What’s a date?

Leave a comment

What is a date?  This seems like a silly question.  Indeed, if you are an independent business person in Arizona in the USA, it is a silly question.  A date is, for example, the seventh of September, 2011 (“2011-09-07”).  It describes a period of 24 hours that starts at midnight and ends just before midnight. If you only care about dates in Arizona, you’re in good shape.

But Arizona does not switch between daylight savings time and standard time.  So, each day is 24 hours long.  In much of the rest of the world there’s a day in the spring — the “spring forward” day — that’s 23 hours long. The hour from 2am to 3am is simply missing.  There’s another day in the fall that’s 25 hours long. On that day the hour from 2am to 3am repeats itself.

Even if you’re located in Arizona, you probably correspond with people in other time zones. This makes it even harder to pin down what a day is.  So, we need to make it clear when designing databases and the associated software.

When we design, for example, a date_of_sale field for a data base, we need to qualify that by acknowledging that is is in local time at the place the sale was made. Whether or not we explicitly acknowledge that, it’s still true.

So, when we make a sale on 2011-09-07, we can put that particular into a MySQL column with the datatype of DATE.  Then it is available for all kinds of querying and arithmetic.  For example.

The number of days since the sale:

SELECT DATEDIFF(CURDATE(),date_of_sale) AS number_of_days

Sales made on a particular day:

SELECT *
  FROM table
 WHERE date_of_sale = CAST('2011-09-07' AS DATE)

Sales made within seven days of a particular day:

SELECT *
  FROM table
 WHERE date_of_sale >= CAST('2011-09-07' AS DATE)
   AND date_of_sale <  CAST('2011-09-07' AS DATE) + INTERVAL 8 DAY

Notice the way the range of dates is selected in the last example.
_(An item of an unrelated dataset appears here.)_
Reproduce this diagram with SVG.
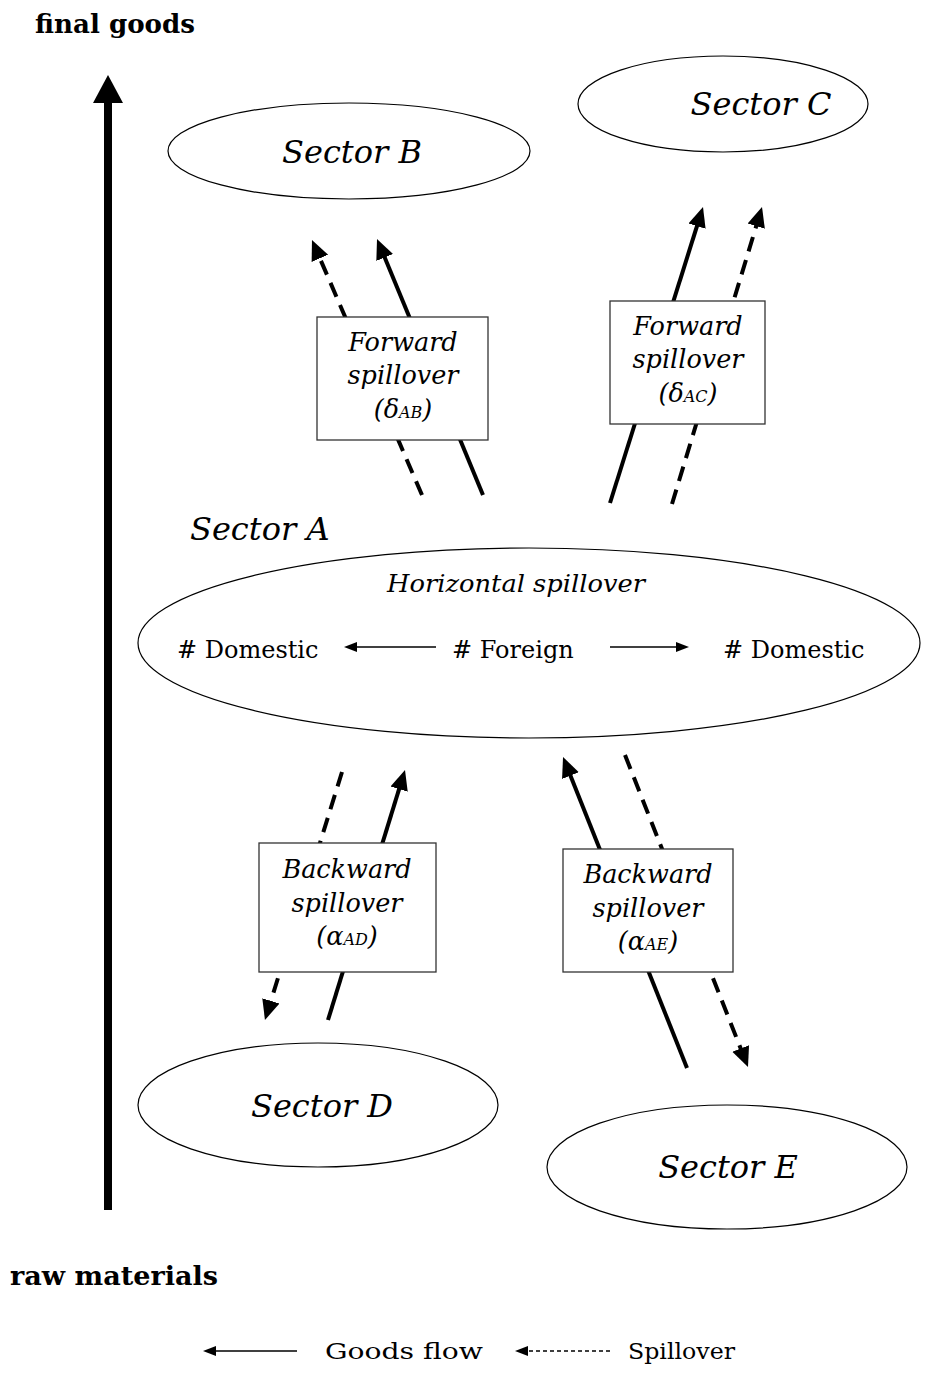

We might be tempted to use the SQL BETWEEN operator to choose a range of dates.  While this sometimes works, it is a bad habit to get into: it simply doesn’t work when we work with DATETIME information. A particular day starts at midnight, and ends just before midnight on the next day. The form of query in the example recognizes that truth.

Similarly, if we are asking for sales made on a particular day, it would be better practice  to use this query:

SELECT *
  FROM table
 WHERE date_of_sale >= CAST('2011-09-07' AS DATE)
   AND date_of_sale <  CAST('2011-09-07' AS DATE) + INTERVAL 1 DAY

This query will be sure to pull in the whole day.

If we want to display the date of sale in a human-friendly way, we can use, for example,

SELECT DATE_FORMAT(date_of_sale, '%W, %M %e, %Y') AS visible_date
  FROM table

This will display the date as “Wednesday, September 7, 2011”). There are many ways of formatting dates and times, shown here. They adhere to the locale — the local language — in use.  For example, if you issue this command to set the language to Spanish and the locale to Mexico:

SET lc_time_names = 'es_MX'

and then issue the above SQL statement again, you will get “miércoles, septiembre 7, 2011” which is the correct display for Mexican Spanish.

On the other hand, if you issue this command with a text string containing an incorrectly formatted date, you’ll get a NULL result.

SELECT DATE_FORMAT('07/09/2011', '%W, %M %e, %Y') AS visible_date

The important thing is to make sure your date information is stored in your database in a DATE item.  If it is you have access to all kinds of computations.  If your dates are stored as text strings you don’t.

Processing dates and times in SQL

Leave a comment

I’ve spent too many working days figuring out how to handle dates and times in relational data base management systems. From looking at the questions on stackoverflow.com it’s obvious that a lot of people have the same kinds of questions and confusions I have.

I’m a lazy programmer. I’d much rather do this stuff right than do it over, and I don’t think I’m alone.

A big challenge of this date and time work is the lack of useful standardization for the working programmer.  Oracle handles dates and times one way, MySQL handles them a different way, PostgreSQL another way, Microsoft applications another way, Unix and Linux yet another way, and so forth. (My British schoolteacher would have said, etcetera, etcetera, ad nauseam.)  It has ever been so: the ancient Hebrews and Babylonians had their own calendars just like various software systems do now.   Then, on top of that, we have time zones, the international date line, and leap seconds.

The  conflicting ways of denoting the passage of time offer the software developer a stark choice.

  • Swear fealty to one of the systems for marking dates and time, and forget about the others
  • Go all postmodern and multicultural, and try to make software that will work with more than one system

I prefer the postmodern approach.  But, either approach is hard to do right.  The first step to doing any of this the lazy way is to get the concepts right.

There’s a fine book on this topic by Richard T. Snodgrass called Developing Time-Oriented Database Applications in SQL (San Francisco: Morgan Kaufman, 1999).  It’s out of print, but Prof. Snodgrass has generously made it available online.